I used solid rods of brass, wrapping glass around those, and those became what I call the twigs and all the twigs got attached to the part. So all the hollow pieces and the light bulbs were hung individually, and then at the end, I went back and attached all the twigs. When I saw that work, I knew that that was it. One of the principles that I work with is, leave room for magic. What I really mean is don’t be too attached to a linear outcome because you’re not allowing for the potential of all of the amazing things that are on the sidelines. You don’t need to know exactly where you’re going to end up; you just have to have enough inspiration and motivation to keep going forward. This project was a lot like that in the beginning where I didn’t know what the end was going to be and then all of a sudden it was like, boom, this is really unique.
Can you talk about the inspiration behind your name for it?
I call it, “who hung the stars” because the first studio I worked on it had dark gray walls and I was often there really late at night.
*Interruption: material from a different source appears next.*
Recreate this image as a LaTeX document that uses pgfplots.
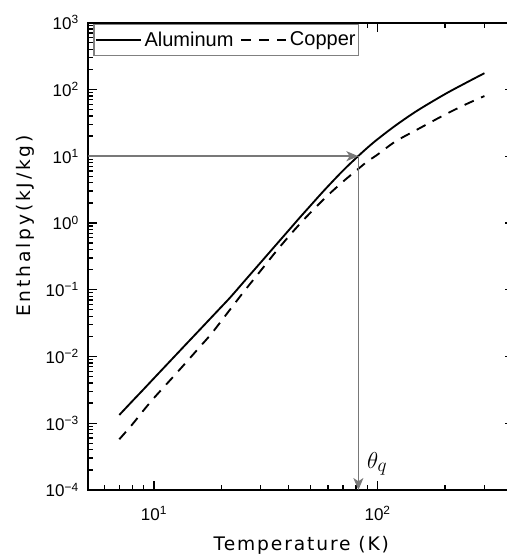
\documentclass[border=0pt]{standalone}
\usepackage{fontspec}
\setmainfont{Liberation Sans}
\newfontfamily\xlabelfont[LetterSpace=10]{DejaVu Sans}
\newfontfamily\ylabelfont[LetterSpace=15]{DejaVu Sans}
\usepackage{pgfplots}
\usepackage{pgfplotstable}
\pgfplotsset{compat=1.18}
\usetikzlibrary{arrows.meta}

\definecolor{guide}{RGB}{120,120,120}

% Enthalpy relative to 0 K, kJ/kg
\pgfplotstableread{
T     H
7     0.00133
8     0.00214
9     0.00324
10    0.00472
12    0.00902
14    0.0156
16    0.0250
18    0.0380
20    0.0552
22    0.0776
25    0.127
30    0.256
35    0.463
40    0.774
45    1.218
50    1.808
55    2.585
60    3.549
70    6.09
80    9.35
90    13.4
100   18.0
120   28.7
150   47.9
200   85.1
250   127.2
300   175
}\aluminum

\pgfplotstableread{
T     H
7     0.000575
8     0.00096
9     0.00157
10    0.00239
12    0.00468
14    0.00832
16    0.0138
18    0.0216
20    0.034
25    0.090
30    0.193
35    0.368
40    0.626
45    0.976
50    1.42
60    2.61
70    4.16
80    6.05
90    8.35
100   10.6
120   16.6
150   25.0
200   42.0
250   60.6
300   79.5
}\copper

\begin{document}
\begin{tikzpicture}
\begin{axis}[
  at={(0,0)}, anchor=south west,
  scale only axis,
  width=319.65pt, height=350.5pt,
  xmode=log, ymode=log,
  xmin=5.086, xmax=408.8, ymin=1e-4, ymax=1e3,
  axis line style={line width=1.3pt},
  tick style={black, line width=1pt},
  major tick length=6.75pt,
  minor tick length=3.75pt,
  tick align=inside,
  xtick={10,100},
  xticklabels={10\textsuperscript{1},10\textsuperscript{2}},
  minor xtick={6,7,8,9,20,30,40,50,60,70,80,90,200,300,400},
  ytick={1e-4,1e-3,1e-2,1e-1,1,10,100,1000},
  yticklabels={10\textsuperscript{−4},10\textsuperscript{−3},10\textsuperscript{−2},10\textsuperscript{−1},10\textsuperscript{0},10\textsuperscript{1},10\textsuperscript{2},10\textsuperscript{3}},
  minor ytick={2e-4,3e-4,4e-4,5e-4,6e-4,7e-4,8e-4,9e-4,
               2e-3,3e-3,4e-3,5e-3,6e-3,7e-3,8e-3,9e-3,
               0.02,0.03,0.04,0.05,0.06,0.07,0.08,0.09,
               0.2,0.3,0.4,0.5,0.6,0.7,0.8,0.9,
               2,3,4,5,6,7,8,9,
               20,30,40,50,60,70,80,90,
               200,300,400,500,600,700,800,900},
  tick label style={font=\fontsize{12.75}{14}\selectfont},
  xticklabel style={yshift=-8.5pt},
  yticklabel style={xshift=-3.5pt},
  xlabel={Temperature (K)},
  ylabel={Enthalpy(kJ/kg)},
  xlabel style={at={(axis description cs:0.5,-0.1177)}, anchor=center,
                font=\xlabelfont\fontsize{14}{16}\selectfont},
  ylabel style={at={(axis description cs:-0.147,0.565)}, anchor=center,
                font=\ylabelfont\fontsize{14}{16}\selectfont},
  legend columns=2,
  legend image code/.code={\draw[#1] (0pt,0pt) -- (34pt,0pt);},
  legend style={
    at={(axis description cs:0.012,0.998)}, anchor=north west,
    draw=gray, line width=0.9pt, fill=white,
    inner xsep=0.5pt, inner ysep=3.5pt,
    font=\fontsize{15}{16}\selectfont,
    nodes={inner sep=2pt, text depth=0.15em},
    /tikz/every even column/.append style={column sep=3pt},
  },
]
\addplot[black, line width=1.4pt, smooth] table[x=T, y=H] {\aluminum};
\addlegendentry{Aluminum}
\addplot[black, line width=1.4pt, smooth, dash pattern=on 7.5pt off 6pt] table[x=T, y=H] {\copper};
\addlegendentry{Copper}

% read-off guide at 10 kJ/kg
\addplot[guide, line width=1.2pt, forget plot,
  -{Stealth[length=9pt, width=7.5pt, inset=2.5pt]}] coordinates {(5.086,10) (82,10)};
\addplot[guide, line width=1.2pt, forget plot,
  -{Stealth[length=9pt, width=7.5pt, inset=2.5pt]}] coordinates {(82,10) (82,1e-4)};
\node[anchor=base west, inner sep=0pt, font=\fontsize{19}{19}\selectfont]
  at (axis cs:89.5,2.1e-4) {$\theta_q$};
\end{axis}
\pgfresetboundingbox
\path[use as bounding box] (-66.2pt,-49.5pt) rectangle (314.0pt,367.5pt);
\end{tikzpicture}
\end{document}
I remember hanging all the branches and I check them for the wiring and put in all the lightbulbs. Every time I put a light bulb in, it felt like I was putting a star in the sky. Plus, when you move back, they look like a star constellation.
How did it all come together during the installation process?
I drove everything down from Kentucky, took two assistants with me and basically we spent a week on scaffolding. We had to go through and work from the center out.
So we hung the 56 branches, went back and wired everything, and then we went through and put all the twigs in to finish it. And then we did a final adjustment of everything.
The suspension system on it is really cool because it has these clips that slide up and down and they lock. So I was able to hang all the branches and then go back and adjust their heights and the angle of it as well. That was a really fun thing on site where Lisa and Ilyse were there while I was on scaffolding with my two assistants and they’re walking around saying, “Lower! Higher! Lower!” Everyone had input along the way.
Working with the architects, we were able to put an inch of wood across the entire ceiling, which made it so that we could anchor anywhere we needed. At the beginning, we planned for the branches to come from the trunk initially. But, each branch weighs 17 pounds, so if you had 17 pounds times 56, you’re looking at a lot of weight. But 17 pounds with just two load bearing points on the ceiling is no problem at all. That’s when we switched to individual branches that hung down but had movement to where it looks like they intersect. That was one of the engineering things that was simple in theory, but was essential and very practical.